Yeah, but there was no part of me that wanted to try. Like, why not just try it on real street? Nutting on the rail is what I’m scared of, not the landing. So I don’t understand what the foam is for. It’s just taking away the chance of you actually landing it.

They should just get a foam rail.

Some of that stuff is cheesy but it’s still kinda sweet being here. There’s so many skaters and everyone’s having fun. I feel like it kind of goes back to the Harmony Korine interview where he’s talking about how angry he was, and I think I was angry because skateboard culture was so difficult back then. When I was skating it was so hostile. The ‘90s were so hostile, it was like there was a skate uniform and everyone was a dick.

cha1

I’m down for whatever as long as people are having fun.

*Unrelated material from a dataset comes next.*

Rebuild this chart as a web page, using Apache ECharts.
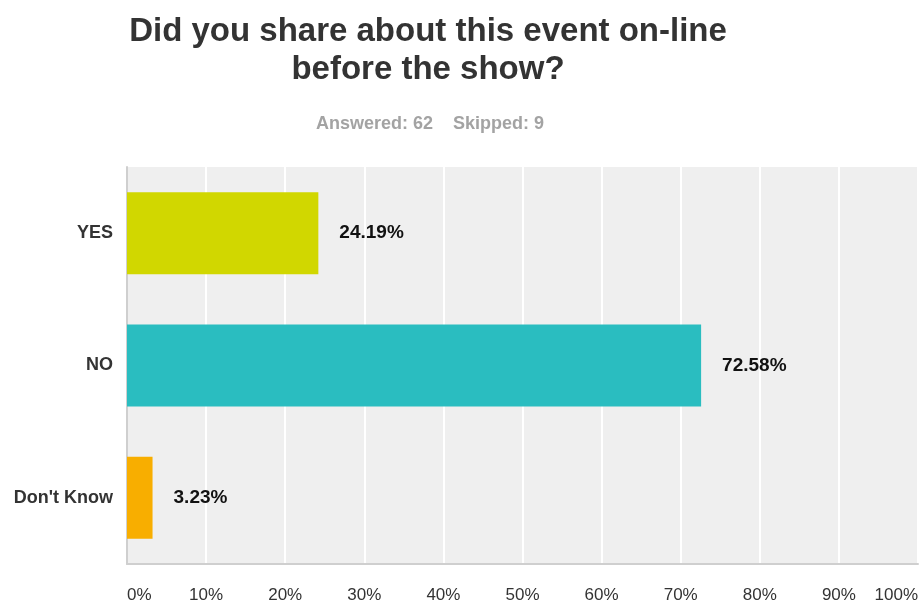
<!DOCTYPE html>
<html>
<head>
<meta charset="utf-8">
<script src="https://cdn.jsdelivr.net/npm/echarts@6/dist/echarts.min.js"></script>
<style>
  html, body { margin: 0; padding: 0; background: #ffffff; }
  #chart { width: 922px; height: 602px; }
</style>
</head>
<body>
<div id="chart"></div>
<script>
// Survey answers and their shares (percent of respondents)
const categories = ['YES', 'NO', "Don't Know"];
const shares = [24.19, 72.58, 3.23];
const barColors = ['#d1d700', '#2abdc0', '#f8ae00'];
const axisTicks = [0, 10, 20, 30, 40, 50, 60, 70, 80, 90, 100];

const FONT = '"Liberation Sans", Arial, Helvetica, sans-serif';

const chart = echarts.init(document.getElementById('chart'), null, { renderer: 'canvas' });

chart.setOption({
  backgroundColor: '#ffffff',
  animation: false,
  title: [
    {
      text: 'Did you share about this event on-line\nbefore the show?',
      left: 423,
      top: 8,
      textAlign: 'center',
      textStyle: {
        fontFamily: FONT,
        fontSize: 33,
        fontWeight: 'bold',
        color: '#333333',
        lineHeight: 38
      }
    },
    {
      text: 'Answered: 62    Skipped: 9',
      left: 425,
      top: 110,
      textAlign: 'center',
      textStyle: {
        fontFamily: FONT,
        fontSize: 18,
        fontWeight: 'bold',
        color: '#a3a3a3'
      }
    }
  ],
  grid: {
    left: 127,
    right: 4,
    top: 167,
    bottom: 38,
    outerBoundsMode: 'none',
    containLabel: false,
    show: true,
    backgroundColor: '#efefef',
    borderWidth: 0
  },
  xAxis: {
    type: 'value',
    min: axisTicks[0],
    max: axisTicks[axisTicks.length - 1],
    interval: axisTicks[1] - axisTicks[0],
    axisLine: { show: true, lineStyle: { color: '#cfcfcf', width: 2 } },
    axisTick: { show: false },
    splitLine: { show: true, lineStyle: { color: '#ffffff', width: 2 } },
    axisLabel: {
      margin: 23,
      fontFamily: FONT,
      fontSize: 17,
      color: '#333333',
      formatter: '{value}%',
      alignMinLabel: 'left',
      alignMaxLabel: 'right'
    }
  },
  yAxis: {
    type: 'category',
    data: categories,
    inverse: true,
    axisLine: { show: true, lineStyle: { color: '#cfcfcf', width: 2 } },
    axisTick: { show: false },
    splitLine: { show: false },
    axisLabel: {
      margin: 14,
      fontFamily: FONT,
      fontSize: 18,
      fontWeight: 'bold',
      color: '#333333'
    }
  },
  series: [
    {
      type: 'bar',
      barWidth: 82,
      data: shares.map((v, i) => ({ value: v, itemStyle: { color: barColors[i] } })),
      label: {
        show: true,
        position: 'right',
        distance: 21,
        fontFamily: FONT,
        fontSize: 19,
        fontWeight: 'bold',
        color: '#111111',
        formatter: p => p.value.toFixed(2) + '%'
      }
    }
  ]
});
</script>
</body>
</html>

It’s hard when the kids are good, but it made me wanna come here longer, like, “Man, I should just train and get good at skating again.” But I’m too busy working on stuff so I don’t usually have time to just try tricks.

When I was a kid I was always like, “Why did that guy stop skating?! I don’t get it! He was so good!” But then it’s like once you get a job and a girlfriend you’re just like,“Yeah.”

It’s pretty tough because whenever we’re around something fun to skate I’ll skate constantly. It’s tough when you have a career though, but I always skate, I never quit. It’s always weird when people make that declaration like, “I quit skating!” It’s like, “Why don’t you just skate less?” It’s just such a weird declaration, the declaration of quitting.

[Laughing] OK, I gotta run to The Echo, but thanks for the phone call.

Cool, give me a call later and email me any new music if you have albums coming out or anything.

Yeah. I’ll send you some of the songs I’ve been recording from this new band I’m in called Number.

I unfollowed Froth. Those guys are haters, I’m over it. Nah, I like them, I’m fucking around.